▶ _Request_:
Find the lines with the string "Write" and return them.

▶ _Records for processing_:
## start

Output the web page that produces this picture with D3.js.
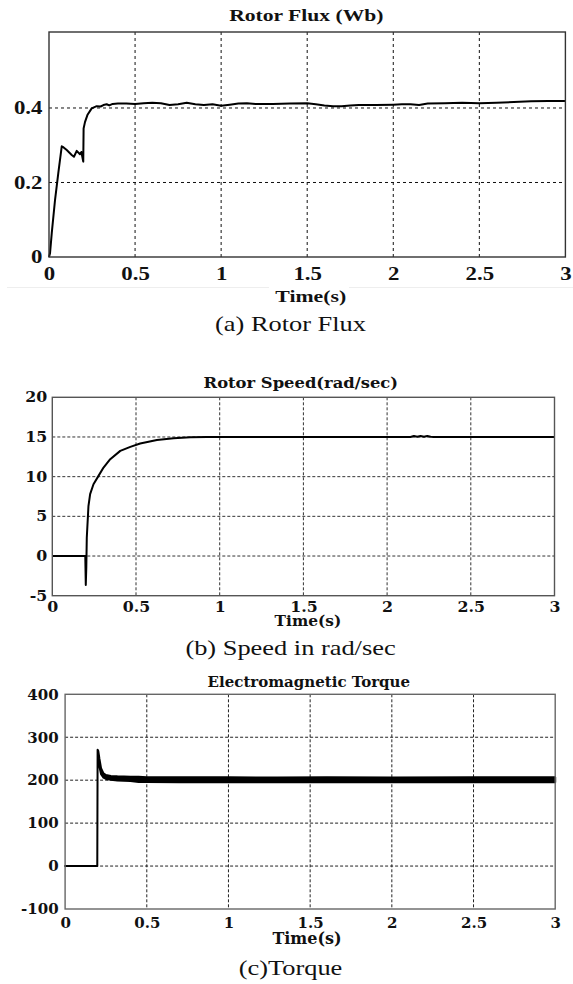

## end
## start

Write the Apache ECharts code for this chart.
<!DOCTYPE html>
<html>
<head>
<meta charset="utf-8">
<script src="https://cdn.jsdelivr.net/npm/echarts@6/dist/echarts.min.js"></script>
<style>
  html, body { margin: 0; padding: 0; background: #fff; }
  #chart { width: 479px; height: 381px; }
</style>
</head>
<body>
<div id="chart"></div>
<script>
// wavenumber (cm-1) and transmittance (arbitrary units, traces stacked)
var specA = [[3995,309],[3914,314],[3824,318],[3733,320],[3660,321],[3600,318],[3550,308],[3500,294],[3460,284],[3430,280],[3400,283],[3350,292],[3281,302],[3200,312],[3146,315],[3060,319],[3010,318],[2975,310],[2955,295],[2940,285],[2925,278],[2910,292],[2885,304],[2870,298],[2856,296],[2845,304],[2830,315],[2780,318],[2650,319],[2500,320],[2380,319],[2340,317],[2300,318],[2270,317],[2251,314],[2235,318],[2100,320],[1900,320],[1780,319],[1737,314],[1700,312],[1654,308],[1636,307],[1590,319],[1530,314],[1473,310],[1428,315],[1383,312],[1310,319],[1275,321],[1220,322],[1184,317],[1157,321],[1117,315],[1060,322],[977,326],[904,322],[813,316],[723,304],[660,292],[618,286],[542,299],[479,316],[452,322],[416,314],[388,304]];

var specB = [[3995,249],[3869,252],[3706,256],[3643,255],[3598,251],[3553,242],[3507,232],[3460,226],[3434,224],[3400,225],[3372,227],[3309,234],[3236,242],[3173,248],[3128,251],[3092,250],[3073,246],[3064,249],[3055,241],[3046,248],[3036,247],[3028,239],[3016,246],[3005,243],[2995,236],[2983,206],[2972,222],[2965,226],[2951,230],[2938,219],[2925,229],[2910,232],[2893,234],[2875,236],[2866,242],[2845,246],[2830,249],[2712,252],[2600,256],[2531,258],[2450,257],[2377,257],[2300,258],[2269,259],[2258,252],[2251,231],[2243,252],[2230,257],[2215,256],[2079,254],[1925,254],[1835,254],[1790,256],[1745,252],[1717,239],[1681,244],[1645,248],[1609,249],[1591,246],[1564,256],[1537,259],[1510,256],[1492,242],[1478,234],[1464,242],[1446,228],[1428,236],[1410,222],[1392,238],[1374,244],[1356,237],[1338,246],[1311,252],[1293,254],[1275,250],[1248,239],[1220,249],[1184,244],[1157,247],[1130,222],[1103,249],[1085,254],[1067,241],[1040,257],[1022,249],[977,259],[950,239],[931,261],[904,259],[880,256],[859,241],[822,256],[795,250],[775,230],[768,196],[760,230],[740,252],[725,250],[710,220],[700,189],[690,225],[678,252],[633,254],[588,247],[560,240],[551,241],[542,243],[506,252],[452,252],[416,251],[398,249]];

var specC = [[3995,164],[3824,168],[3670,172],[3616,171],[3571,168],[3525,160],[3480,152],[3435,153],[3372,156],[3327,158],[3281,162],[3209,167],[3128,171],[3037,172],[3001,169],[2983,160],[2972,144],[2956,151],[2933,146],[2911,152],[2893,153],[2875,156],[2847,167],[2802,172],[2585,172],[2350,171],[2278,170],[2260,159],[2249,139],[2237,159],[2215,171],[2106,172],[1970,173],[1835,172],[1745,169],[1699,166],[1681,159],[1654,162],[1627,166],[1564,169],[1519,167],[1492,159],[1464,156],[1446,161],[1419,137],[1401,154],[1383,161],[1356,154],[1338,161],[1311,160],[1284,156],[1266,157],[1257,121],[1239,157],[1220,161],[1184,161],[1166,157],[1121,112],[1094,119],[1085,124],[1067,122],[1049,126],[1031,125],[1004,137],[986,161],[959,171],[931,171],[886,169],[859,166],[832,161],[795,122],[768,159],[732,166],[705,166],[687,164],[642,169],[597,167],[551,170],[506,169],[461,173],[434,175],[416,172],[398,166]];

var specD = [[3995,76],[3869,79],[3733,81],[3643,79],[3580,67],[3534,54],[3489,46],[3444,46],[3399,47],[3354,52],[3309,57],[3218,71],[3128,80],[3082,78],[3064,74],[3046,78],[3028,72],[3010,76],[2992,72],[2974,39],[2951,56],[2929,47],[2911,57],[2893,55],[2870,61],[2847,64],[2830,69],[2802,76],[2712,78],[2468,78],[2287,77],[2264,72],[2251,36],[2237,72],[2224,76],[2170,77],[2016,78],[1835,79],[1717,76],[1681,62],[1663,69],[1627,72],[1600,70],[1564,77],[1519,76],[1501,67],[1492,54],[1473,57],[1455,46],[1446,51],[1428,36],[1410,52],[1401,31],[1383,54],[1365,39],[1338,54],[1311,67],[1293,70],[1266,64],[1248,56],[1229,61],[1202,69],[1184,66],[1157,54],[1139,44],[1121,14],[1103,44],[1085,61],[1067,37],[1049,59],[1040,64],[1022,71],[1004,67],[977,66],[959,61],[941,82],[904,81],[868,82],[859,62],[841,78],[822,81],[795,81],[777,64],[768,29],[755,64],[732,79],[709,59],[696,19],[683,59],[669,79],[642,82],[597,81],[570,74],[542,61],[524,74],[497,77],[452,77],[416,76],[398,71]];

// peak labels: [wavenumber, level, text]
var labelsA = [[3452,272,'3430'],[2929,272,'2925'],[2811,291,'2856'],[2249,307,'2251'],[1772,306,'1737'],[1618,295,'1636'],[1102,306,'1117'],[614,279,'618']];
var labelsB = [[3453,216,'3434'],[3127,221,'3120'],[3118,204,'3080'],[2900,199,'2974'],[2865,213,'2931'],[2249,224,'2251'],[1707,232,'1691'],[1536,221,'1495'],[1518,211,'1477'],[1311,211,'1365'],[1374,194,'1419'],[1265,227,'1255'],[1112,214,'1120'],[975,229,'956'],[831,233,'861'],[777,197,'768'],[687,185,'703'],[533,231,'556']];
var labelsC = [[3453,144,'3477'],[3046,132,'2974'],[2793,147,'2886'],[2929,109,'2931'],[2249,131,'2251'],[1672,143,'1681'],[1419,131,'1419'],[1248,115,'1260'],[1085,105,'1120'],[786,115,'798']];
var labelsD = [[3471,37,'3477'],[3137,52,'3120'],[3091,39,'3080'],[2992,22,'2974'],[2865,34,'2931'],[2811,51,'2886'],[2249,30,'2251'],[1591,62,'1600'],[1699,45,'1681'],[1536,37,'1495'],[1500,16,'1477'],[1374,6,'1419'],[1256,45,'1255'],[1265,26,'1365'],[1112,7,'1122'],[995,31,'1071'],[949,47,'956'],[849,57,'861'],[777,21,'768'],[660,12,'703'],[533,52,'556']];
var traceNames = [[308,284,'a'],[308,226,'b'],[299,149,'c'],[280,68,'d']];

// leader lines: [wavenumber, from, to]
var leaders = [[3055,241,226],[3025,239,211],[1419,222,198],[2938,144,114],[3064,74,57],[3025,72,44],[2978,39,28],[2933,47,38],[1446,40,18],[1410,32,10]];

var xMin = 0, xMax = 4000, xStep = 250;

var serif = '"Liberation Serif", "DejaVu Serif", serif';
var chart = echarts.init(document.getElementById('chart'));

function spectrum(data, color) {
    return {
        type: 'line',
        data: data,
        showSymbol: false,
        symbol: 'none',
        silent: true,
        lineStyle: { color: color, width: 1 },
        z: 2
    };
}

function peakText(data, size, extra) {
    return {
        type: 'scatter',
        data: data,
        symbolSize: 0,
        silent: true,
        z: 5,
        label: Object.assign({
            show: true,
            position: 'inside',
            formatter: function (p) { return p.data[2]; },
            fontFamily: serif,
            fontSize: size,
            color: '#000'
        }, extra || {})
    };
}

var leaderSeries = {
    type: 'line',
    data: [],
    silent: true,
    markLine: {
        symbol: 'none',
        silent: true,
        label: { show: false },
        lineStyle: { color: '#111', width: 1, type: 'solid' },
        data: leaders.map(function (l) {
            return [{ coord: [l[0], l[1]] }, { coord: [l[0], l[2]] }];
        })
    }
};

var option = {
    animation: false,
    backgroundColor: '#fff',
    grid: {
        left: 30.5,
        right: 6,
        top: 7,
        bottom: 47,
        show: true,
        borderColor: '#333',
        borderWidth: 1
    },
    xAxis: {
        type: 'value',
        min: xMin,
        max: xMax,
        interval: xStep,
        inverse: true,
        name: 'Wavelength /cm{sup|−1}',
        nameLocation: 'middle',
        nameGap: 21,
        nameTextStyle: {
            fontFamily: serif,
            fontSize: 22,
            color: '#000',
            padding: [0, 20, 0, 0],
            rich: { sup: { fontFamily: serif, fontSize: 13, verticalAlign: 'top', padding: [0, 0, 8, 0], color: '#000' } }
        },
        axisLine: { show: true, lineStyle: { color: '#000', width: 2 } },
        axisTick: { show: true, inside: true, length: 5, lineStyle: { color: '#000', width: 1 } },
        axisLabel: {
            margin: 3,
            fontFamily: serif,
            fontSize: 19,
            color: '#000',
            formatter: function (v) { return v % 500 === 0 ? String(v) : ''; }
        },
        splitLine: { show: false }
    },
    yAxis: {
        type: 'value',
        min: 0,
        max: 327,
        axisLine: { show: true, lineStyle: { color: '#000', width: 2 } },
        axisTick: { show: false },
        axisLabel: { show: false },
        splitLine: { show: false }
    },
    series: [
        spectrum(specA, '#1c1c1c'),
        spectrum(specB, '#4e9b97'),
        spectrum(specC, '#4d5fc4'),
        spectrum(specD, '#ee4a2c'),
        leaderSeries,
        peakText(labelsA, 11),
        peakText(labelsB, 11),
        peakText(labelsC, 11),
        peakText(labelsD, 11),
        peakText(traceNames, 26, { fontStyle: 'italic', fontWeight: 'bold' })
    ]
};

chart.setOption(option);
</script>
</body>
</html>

## end
## start

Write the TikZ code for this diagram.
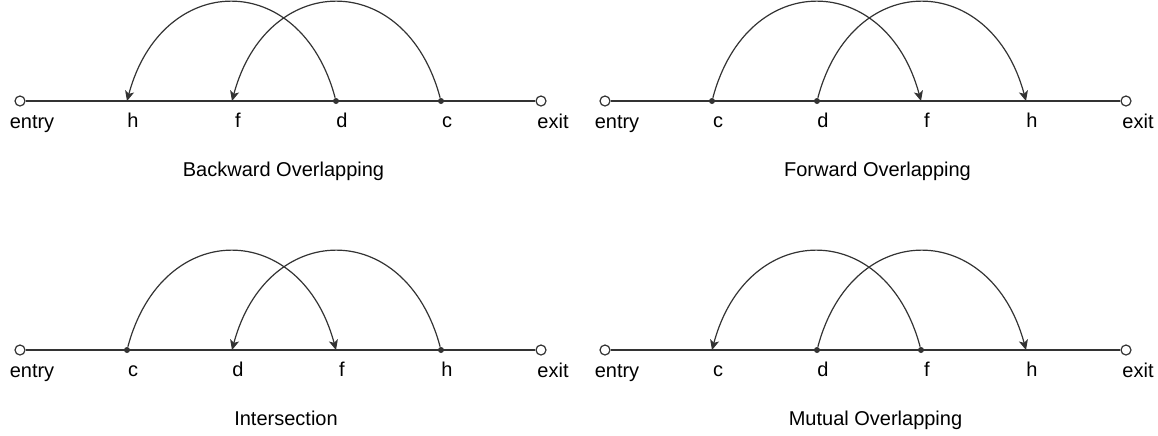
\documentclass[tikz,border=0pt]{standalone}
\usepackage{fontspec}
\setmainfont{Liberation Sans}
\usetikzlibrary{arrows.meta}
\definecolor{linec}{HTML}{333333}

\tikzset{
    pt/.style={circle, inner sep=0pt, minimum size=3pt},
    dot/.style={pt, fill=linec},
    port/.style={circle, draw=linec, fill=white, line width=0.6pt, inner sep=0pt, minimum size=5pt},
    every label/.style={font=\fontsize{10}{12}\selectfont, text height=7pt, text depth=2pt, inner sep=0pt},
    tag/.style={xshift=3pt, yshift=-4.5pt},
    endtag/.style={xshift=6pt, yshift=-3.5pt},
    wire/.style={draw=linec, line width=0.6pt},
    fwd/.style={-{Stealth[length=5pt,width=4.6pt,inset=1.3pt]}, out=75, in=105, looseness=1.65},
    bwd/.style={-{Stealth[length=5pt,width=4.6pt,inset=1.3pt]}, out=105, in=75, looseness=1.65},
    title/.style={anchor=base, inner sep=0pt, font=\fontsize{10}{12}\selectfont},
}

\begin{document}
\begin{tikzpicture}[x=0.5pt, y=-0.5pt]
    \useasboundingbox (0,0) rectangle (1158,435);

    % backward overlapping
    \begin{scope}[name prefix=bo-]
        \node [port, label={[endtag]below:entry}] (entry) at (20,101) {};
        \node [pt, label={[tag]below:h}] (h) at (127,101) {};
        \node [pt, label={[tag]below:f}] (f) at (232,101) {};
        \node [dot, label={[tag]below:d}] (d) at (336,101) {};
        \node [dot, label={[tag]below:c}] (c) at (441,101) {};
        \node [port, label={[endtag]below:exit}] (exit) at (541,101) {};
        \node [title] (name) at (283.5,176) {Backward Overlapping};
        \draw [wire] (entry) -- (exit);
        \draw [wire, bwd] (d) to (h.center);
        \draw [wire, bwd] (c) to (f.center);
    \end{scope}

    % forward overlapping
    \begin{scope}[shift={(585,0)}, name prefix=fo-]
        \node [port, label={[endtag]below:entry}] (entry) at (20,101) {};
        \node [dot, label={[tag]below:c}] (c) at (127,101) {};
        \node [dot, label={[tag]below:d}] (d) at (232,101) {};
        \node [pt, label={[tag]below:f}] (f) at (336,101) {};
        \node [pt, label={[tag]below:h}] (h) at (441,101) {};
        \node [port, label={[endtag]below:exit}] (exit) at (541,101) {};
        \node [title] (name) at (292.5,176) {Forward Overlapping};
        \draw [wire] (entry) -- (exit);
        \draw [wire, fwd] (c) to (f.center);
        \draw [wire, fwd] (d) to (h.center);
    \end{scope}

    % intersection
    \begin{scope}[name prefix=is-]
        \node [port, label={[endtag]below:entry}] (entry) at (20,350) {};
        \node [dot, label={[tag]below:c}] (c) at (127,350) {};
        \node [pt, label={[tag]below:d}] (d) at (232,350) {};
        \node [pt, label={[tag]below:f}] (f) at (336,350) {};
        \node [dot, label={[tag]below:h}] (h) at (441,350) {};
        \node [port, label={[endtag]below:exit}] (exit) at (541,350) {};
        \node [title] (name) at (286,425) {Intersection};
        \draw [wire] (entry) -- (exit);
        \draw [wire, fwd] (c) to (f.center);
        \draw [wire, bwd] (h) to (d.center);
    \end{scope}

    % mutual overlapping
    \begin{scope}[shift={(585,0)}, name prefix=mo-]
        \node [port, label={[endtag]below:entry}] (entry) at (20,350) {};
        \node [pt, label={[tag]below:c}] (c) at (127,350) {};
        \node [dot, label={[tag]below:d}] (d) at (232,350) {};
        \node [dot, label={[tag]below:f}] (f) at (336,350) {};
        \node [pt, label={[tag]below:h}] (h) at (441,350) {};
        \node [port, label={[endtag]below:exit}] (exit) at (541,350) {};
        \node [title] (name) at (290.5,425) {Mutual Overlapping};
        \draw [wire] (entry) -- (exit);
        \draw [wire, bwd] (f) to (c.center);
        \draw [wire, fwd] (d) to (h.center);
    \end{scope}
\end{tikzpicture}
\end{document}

## end

▶ _Finished task_:
Write the Apache ECharts code for this chart.
Write the TikZ code for this diagram.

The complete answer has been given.